- **GIVEN TASK**: Count lines with "matplotlib" in them. Report only the total.

-- start --

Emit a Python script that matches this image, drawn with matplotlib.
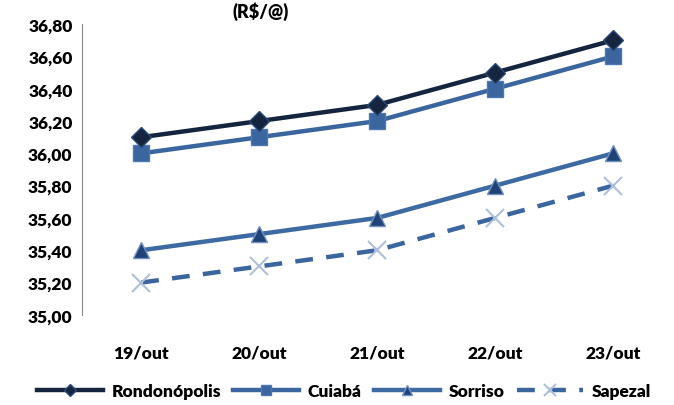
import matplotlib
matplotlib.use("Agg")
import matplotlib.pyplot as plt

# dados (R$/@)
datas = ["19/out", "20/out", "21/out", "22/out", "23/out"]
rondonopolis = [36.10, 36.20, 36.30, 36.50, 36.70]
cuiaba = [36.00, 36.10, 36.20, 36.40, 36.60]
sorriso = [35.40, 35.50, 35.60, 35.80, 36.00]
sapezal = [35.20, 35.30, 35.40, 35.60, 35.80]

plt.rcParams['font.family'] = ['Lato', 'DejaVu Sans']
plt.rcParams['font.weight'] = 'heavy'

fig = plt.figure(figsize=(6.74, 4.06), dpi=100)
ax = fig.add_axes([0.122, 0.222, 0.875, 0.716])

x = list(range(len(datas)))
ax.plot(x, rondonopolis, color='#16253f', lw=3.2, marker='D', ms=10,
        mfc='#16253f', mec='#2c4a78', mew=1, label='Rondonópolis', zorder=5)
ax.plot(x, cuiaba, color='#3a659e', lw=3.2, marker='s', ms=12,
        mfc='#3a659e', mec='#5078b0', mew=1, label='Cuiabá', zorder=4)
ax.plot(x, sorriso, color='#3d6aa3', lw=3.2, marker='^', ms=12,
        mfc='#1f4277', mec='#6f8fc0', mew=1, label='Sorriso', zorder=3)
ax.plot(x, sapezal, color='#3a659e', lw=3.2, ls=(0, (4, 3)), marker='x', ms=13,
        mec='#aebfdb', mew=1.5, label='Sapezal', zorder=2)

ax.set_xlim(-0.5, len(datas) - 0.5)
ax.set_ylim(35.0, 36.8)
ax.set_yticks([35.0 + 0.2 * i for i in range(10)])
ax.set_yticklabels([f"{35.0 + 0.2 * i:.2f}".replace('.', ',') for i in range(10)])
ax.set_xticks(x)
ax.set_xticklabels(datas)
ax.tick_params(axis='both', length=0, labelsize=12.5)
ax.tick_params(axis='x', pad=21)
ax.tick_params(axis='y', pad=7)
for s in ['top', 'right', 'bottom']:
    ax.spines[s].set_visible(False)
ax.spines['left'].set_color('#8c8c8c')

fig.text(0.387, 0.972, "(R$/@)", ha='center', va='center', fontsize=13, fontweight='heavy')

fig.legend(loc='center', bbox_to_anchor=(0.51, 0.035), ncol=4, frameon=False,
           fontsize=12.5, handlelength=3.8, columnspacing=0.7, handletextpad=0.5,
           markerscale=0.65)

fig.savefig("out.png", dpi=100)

-- end --

- **EXPECTED ANSWER**: 4